-- What the task asks --
Copy, exactly as written, the lines that begin at the one containing "Emit a Python" and end at the one containing "theta_half = np.linspace(0, 0.02, 81)". Skip any pictures in the data below.

-- Materials provided --
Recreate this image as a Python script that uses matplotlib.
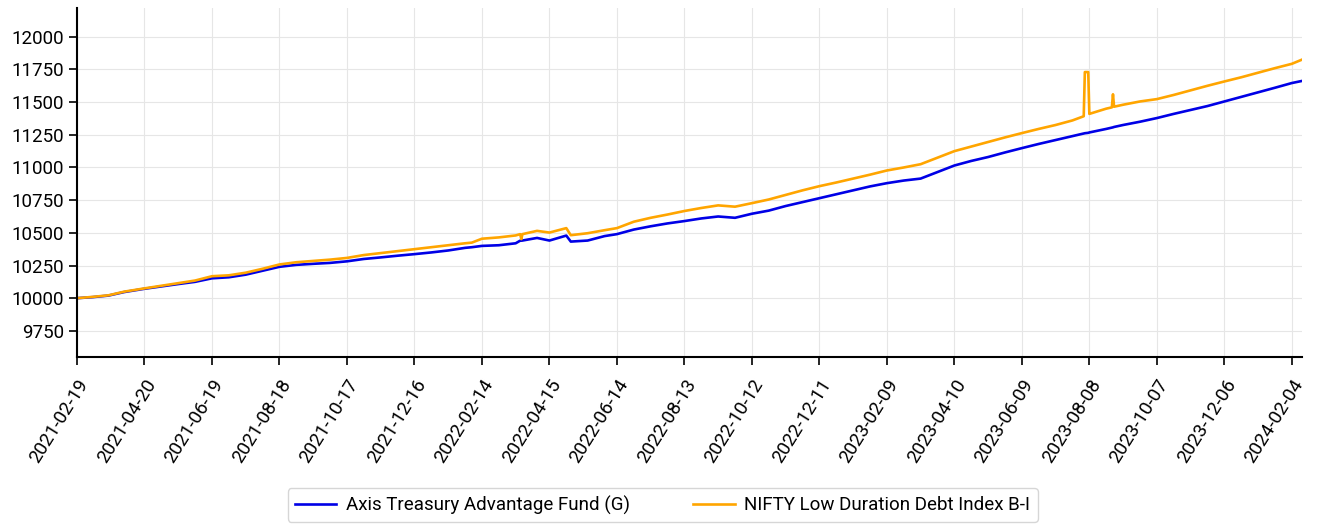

==

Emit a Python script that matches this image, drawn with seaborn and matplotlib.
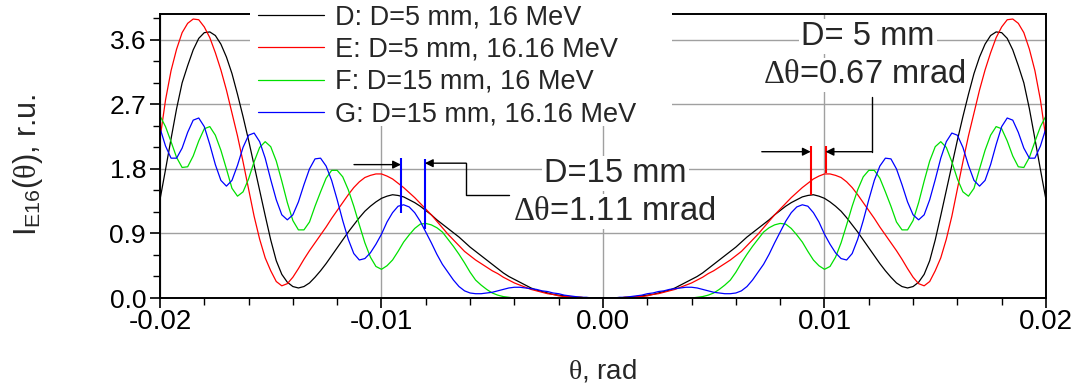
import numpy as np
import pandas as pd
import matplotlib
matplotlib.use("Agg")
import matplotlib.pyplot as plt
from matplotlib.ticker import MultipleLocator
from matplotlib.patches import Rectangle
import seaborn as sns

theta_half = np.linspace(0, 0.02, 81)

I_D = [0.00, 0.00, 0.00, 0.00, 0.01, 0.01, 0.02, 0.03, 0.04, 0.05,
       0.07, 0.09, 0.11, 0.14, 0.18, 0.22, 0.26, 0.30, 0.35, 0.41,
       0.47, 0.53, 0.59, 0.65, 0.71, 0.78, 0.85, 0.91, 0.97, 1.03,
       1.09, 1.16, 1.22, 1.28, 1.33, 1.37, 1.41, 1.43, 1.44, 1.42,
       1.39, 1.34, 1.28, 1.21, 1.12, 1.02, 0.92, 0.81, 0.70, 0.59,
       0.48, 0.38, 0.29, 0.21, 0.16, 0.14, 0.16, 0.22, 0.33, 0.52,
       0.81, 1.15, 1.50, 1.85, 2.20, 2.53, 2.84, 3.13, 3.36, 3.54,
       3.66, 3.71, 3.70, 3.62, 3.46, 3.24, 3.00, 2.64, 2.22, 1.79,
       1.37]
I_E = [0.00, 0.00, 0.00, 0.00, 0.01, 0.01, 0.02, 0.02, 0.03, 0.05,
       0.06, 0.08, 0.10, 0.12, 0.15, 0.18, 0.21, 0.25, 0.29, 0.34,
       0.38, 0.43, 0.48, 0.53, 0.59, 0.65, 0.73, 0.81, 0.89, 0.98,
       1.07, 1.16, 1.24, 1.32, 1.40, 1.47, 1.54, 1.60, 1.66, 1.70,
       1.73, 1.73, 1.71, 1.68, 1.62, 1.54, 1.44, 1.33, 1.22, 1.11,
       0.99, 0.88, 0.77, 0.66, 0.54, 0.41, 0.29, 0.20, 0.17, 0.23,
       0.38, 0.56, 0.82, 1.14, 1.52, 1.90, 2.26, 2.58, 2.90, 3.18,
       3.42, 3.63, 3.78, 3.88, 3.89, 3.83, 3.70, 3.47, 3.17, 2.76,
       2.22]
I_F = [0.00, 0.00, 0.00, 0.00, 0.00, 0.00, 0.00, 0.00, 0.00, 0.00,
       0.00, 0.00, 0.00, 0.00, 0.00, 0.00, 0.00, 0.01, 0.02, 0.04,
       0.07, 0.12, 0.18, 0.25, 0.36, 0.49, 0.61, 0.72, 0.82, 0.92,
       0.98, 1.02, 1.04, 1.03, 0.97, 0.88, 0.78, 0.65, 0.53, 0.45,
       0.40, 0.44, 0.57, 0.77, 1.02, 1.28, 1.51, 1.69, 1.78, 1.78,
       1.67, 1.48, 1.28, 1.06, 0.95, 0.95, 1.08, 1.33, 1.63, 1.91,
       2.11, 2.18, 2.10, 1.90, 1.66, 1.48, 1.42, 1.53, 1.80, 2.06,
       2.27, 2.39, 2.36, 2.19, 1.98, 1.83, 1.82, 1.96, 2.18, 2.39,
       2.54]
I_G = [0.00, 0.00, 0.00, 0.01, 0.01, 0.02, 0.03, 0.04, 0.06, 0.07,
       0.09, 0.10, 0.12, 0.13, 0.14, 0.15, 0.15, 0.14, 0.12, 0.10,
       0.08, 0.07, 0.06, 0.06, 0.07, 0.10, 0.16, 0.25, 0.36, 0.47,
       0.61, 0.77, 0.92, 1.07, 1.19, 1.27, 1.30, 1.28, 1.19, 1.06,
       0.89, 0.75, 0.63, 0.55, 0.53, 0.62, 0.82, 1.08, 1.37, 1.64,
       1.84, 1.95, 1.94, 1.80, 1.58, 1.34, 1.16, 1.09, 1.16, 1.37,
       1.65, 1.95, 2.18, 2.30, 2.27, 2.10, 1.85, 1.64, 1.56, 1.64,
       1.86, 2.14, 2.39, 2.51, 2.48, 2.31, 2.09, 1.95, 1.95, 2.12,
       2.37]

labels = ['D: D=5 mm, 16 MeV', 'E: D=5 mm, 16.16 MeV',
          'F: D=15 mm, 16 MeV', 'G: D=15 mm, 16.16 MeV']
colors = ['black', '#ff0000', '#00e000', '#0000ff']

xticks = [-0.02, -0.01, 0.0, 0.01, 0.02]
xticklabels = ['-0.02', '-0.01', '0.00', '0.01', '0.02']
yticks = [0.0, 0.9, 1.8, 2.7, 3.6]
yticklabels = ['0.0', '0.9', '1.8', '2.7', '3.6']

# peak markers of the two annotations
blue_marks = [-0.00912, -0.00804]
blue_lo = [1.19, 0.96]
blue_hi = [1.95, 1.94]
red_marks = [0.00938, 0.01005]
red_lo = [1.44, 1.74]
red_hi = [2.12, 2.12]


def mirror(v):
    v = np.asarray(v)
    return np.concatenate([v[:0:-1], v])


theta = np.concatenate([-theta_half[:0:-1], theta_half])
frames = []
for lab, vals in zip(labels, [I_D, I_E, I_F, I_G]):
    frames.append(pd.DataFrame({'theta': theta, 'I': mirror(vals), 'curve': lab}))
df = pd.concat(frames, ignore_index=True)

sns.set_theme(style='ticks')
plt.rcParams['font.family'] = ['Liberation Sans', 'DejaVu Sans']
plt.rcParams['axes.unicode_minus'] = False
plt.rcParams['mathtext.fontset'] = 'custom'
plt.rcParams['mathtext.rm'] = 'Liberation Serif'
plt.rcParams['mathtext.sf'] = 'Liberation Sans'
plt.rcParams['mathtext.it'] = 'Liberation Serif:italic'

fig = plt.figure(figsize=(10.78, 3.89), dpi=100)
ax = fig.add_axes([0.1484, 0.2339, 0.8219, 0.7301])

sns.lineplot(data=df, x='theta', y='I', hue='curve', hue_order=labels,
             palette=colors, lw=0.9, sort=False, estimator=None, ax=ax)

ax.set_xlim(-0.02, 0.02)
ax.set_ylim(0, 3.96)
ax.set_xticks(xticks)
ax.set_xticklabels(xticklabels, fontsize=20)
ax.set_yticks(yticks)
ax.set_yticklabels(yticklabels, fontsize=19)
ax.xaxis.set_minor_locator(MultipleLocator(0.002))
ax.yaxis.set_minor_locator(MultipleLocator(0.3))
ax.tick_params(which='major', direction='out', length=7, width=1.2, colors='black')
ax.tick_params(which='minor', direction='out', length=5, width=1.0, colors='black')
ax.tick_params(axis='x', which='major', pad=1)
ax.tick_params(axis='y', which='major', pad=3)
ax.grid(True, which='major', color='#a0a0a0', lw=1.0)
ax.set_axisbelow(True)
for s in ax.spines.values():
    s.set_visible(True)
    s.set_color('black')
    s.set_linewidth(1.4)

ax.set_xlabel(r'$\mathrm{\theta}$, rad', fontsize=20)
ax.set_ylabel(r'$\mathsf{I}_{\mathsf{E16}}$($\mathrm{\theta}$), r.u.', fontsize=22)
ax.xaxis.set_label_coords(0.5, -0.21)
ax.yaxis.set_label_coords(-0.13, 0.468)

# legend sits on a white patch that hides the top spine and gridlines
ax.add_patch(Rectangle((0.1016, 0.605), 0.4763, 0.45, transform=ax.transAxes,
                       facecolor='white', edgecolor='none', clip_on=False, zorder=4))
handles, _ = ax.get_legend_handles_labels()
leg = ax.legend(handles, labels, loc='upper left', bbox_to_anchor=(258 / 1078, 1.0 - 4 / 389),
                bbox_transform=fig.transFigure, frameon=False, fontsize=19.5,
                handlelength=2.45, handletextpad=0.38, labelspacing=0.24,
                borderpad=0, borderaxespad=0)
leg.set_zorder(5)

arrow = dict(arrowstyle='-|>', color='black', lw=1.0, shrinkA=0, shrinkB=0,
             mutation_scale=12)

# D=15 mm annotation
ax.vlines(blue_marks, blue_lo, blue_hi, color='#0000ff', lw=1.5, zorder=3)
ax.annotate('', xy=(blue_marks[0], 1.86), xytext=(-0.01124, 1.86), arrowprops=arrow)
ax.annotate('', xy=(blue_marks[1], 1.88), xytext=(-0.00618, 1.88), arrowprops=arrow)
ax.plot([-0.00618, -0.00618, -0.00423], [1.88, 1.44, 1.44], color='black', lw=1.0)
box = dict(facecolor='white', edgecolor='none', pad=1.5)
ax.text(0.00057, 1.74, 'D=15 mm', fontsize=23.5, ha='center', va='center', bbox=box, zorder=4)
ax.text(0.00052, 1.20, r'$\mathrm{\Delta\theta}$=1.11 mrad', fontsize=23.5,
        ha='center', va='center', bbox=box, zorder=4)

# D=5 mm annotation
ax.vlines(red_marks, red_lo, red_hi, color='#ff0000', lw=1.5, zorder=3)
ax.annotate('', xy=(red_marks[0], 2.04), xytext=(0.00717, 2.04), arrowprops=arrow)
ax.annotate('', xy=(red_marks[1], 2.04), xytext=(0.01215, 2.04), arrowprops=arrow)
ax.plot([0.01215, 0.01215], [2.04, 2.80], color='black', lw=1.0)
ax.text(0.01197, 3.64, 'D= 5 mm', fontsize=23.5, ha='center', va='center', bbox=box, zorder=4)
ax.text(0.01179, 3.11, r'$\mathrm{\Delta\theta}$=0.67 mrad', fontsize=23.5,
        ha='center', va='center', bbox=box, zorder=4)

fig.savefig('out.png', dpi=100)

* * *

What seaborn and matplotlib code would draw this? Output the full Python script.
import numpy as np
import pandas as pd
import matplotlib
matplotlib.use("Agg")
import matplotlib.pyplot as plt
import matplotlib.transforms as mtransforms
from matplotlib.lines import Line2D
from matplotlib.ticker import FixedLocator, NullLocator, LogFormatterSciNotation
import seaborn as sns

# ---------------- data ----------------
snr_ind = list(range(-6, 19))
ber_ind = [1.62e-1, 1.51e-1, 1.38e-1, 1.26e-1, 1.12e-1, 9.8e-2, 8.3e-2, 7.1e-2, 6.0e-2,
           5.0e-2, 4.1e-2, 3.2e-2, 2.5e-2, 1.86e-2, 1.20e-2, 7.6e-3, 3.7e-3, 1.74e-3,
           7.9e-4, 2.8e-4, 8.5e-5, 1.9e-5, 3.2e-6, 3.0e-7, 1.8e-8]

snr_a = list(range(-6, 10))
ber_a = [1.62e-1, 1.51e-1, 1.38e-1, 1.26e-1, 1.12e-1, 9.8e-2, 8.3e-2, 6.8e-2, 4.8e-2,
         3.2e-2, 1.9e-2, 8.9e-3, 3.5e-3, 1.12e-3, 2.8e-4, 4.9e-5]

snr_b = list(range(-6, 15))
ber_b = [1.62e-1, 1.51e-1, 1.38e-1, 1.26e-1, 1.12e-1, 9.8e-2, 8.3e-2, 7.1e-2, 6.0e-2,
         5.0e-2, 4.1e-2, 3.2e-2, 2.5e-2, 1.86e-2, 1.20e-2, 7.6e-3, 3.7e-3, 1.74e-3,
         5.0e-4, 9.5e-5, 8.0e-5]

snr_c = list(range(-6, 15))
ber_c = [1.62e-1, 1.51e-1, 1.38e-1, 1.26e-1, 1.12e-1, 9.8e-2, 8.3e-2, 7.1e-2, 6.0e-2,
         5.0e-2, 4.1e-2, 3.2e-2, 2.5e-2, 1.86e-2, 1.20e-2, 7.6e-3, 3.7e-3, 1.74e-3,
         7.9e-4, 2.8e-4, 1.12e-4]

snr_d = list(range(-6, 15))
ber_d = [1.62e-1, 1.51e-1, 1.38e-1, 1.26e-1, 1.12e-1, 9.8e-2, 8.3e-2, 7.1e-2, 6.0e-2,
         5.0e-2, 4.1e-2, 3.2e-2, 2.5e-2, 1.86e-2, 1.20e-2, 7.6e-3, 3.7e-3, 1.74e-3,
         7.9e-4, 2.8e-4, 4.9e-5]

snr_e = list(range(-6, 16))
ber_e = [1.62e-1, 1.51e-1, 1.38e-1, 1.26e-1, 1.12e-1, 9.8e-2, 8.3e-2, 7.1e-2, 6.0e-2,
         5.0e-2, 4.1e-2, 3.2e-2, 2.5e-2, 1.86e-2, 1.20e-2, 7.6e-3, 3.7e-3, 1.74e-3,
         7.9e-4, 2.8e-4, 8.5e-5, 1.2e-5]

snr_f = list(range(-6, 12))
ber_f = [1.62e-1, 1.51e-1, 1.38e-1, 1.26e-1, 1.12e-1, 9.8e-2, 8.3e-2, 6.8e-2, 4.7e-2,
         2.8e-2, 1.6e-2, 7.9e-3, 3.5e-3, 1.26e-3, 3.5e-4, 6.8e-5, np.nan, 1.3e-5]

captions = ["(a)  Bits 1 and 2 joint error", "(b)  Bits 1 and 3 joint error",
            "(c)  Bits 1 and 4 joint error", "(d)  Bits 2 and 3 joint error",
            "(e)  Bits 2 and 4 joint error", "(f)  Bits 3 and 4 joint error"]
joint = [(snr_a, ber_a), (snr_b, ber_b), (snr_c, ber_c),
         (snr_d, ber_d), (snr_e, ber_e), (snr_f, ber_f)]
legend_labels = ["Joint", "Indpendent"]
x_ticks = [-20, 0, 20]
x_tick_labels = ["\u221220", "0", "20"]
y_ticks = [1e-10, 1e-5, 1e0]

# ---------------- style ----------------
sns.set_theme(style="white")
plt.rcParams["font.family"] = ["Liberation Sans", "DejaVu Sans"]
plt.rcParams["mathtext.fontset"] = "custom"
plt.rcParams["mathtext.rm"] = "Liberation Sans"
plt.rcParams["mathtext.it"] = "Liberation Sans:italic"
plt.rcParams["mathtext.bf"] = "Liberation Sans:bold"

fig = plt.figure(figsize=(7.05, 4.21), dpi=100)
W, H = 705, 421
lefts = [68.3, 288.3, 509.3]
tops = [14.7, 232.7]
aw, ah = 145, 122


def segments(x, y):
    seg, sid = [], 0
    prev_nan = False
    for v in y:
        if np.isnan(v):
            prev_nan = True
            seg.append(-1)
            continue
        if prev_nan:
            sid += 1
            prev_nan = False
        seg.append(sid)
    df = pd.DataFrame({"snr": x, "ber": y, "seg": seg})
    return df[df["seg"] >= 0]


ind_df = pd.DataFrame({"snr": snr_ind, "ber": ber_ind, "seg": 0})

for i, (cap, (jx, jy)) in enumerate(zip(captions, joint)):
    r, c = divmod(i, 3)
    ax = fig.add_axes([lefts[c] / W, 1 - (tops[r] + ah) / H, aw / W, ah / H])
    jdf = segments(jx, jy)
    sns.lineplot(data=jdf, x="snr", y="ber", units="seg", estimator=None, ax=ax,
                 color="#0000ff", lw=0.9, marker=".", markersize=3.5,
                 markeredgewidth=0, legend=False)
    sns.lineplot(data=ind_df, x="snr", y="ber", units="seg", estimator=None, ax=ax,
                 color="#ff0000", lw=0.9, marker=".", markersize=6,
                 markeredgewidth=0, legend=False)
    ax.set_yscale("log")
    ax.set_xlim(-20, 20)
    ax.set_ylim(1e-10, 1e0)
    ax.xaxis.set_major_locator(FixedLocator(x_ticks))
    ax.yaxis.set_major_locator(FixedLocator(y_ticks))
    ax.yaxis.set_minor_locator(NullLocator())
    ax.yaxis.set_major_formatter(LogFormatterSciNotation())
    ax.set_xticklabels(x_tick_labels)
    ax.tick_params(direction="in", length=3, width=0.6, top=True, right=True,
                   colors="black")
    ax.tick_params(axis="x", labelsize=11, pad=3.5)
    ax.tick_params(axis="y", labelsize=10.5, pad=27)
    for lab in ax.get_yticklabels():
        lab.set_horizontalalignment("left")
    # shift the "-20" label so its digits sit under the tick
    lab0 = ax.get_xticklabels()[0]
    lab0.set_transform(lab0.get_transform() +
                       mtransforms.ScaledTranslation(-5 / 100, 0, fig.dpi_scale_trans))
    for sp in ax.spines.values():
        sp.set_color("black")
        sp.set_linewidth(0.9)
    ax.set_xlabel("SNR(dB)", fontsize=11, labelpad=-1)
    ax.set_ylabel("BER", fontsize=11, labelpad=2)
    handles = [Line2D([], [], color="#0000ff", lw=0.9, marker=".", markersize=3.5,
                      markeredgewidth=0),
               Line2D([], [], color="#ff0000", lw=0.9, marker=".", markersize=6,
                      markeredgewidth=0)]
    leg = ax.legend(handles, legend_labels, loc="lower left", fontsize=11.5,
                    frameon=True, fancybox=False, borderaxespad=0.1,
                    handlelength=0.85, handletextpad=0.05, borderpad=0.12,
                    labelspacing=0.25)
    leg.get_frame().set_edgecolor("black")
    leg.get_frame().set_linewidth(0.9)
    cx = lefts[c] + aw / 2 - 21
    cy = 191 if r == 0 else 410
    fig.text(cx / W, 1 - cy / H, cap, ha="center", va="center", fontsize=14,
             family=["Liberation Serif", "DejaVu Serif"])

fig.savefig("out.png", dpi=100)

-- Response to the exercise --
Emit a Python script that matches this image, drawn with seaborn and matplotlib.
import numpy as np
import pandas as pd
import matplotlib
matplotlib.use("Agg")
import matplotlib.pyplot as plt
from matplotlib.ticker import MultipleLocator
from matplotlib.patches import Rectangle
import seaborn as sns

theta_half = np.linspace(0, 0.02, 81)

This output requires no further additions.